Unlike Lapsset, the Chinese have been very enthusiastic about Mwaporc, perhaps given their decades-old ideological convergence that started in the early 50s through Tanzania’s first President Julius Nyerere. According to officials of the Tanzanian Ports Authority (TPA), the local excitement surrounding Mwaporc is that the new port is expected to handle some 20m containers a year as compared to the current 800,000 that the Dar es Salaam port handles. But is this the only benefit of a new port?
The Chinese have already committed some $500m to begin the port construction at Bagamoyo. A 65km railway will connect the Mwambani Port to the 1860km bi-national Tanzania-Zambia Railway (TAZARA) line that the Chinese constructed and completed in 1975. The Chinese have also been awarded the $1.2m gas pipeline construction from Mtwara to Dar es Salaam.  
To the Chinese, the construction of the new port is a gateway to accessing copper, uranium, gas, iron ore, precious stones and coal from Tanzania and Zambia. Mwaporc will further enhance access to timber and more natural resources from the DRCongo. Others eyeing Tanzania’s gas include Russia’s Gazprom, and Mubadala of the UAE. In the last five years, the US, China, UK, Russia, Australia, France, Iran, India and Japan have all been lobbying the Tanzanian government for exclusive uranium mining rights. Initially French uranium mining giant Areva, which has uranium mining rights in Arlit and Imouraren in Niger, OgoouĂ© in Gabon, Trekkopje in Namibia and Bakouma in Central African Republic (CAR), had expressed an interest in the Tanzanian mine.
In April last year Tanzania granted Mantra Resources, an Australian subsidiary of the Russian mining firm ARMZ, a licence to build and operate a uranium mining site on Mkuju River in Tanzania’s Selous Game Reserve. Tanzania is now set to join the top five global uranium producers. The narrative of communities that were previously good neighbours abruptly turning on each other is hard to define and appears too simplistic. It gets quite suspect with the ease of rapid media visualisation and interpretation. And why now, as the fortunes of natural resources beckon? Who wants the Chinese out of the region?

That there is intense rivalry to secure these resources and clinch the major infrastructure projects is not in doubt. This rivalry has both internal and external actors. And it is this aspect that is missing in the explanations given regarding the communal clashes within the region. Looking at the scale and mode of investment that the Chinese have within the East African region it is clear that these investments have been made from thorough due diligence and are of immense strategic value to the Asian dragon. Flipping through the Chinese investments across the East African region, an interesting pattern emerges. The Chinese interests are not isolated and they are resolutely focused. Their investments in energy and power generation are strapped to natural resources and are attached to infrastructure. 

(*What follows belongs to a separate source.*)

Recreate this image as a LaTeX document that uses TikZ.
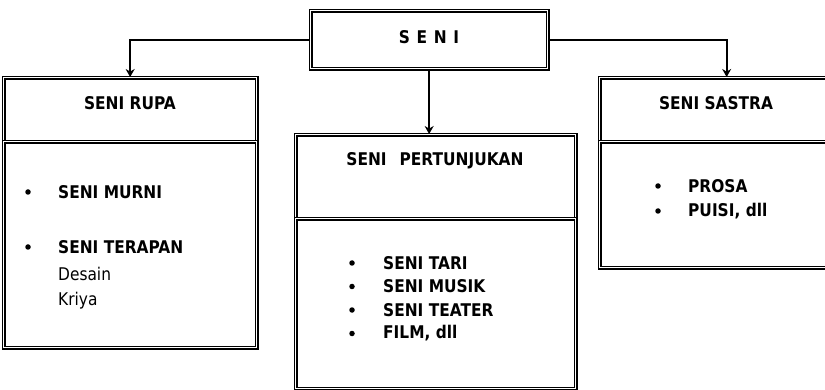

In other words, all of the Chinese investments in the region are geared towards accessing natural resources easily and rapidly. Indeed, the fortunes of East Africa have benefited from the disruptive pace that the Asian economies have maintained over the last decade. The rivalry pitting Europe, Asia, Middle East and America against each other has been a boon to Eastern Africa but it has also bred some unsavoury realities. In December 2012, the then Tanzanian defence minister Shamsi Vuai Nahodha called on the government to strengthen its defence and security apparatus after the discovery of uranium and gas in Tanzania. According to Nahodha these more lucrative mineral resources meant that Tanzania was facing internal and external threats owing to its new-found wealth.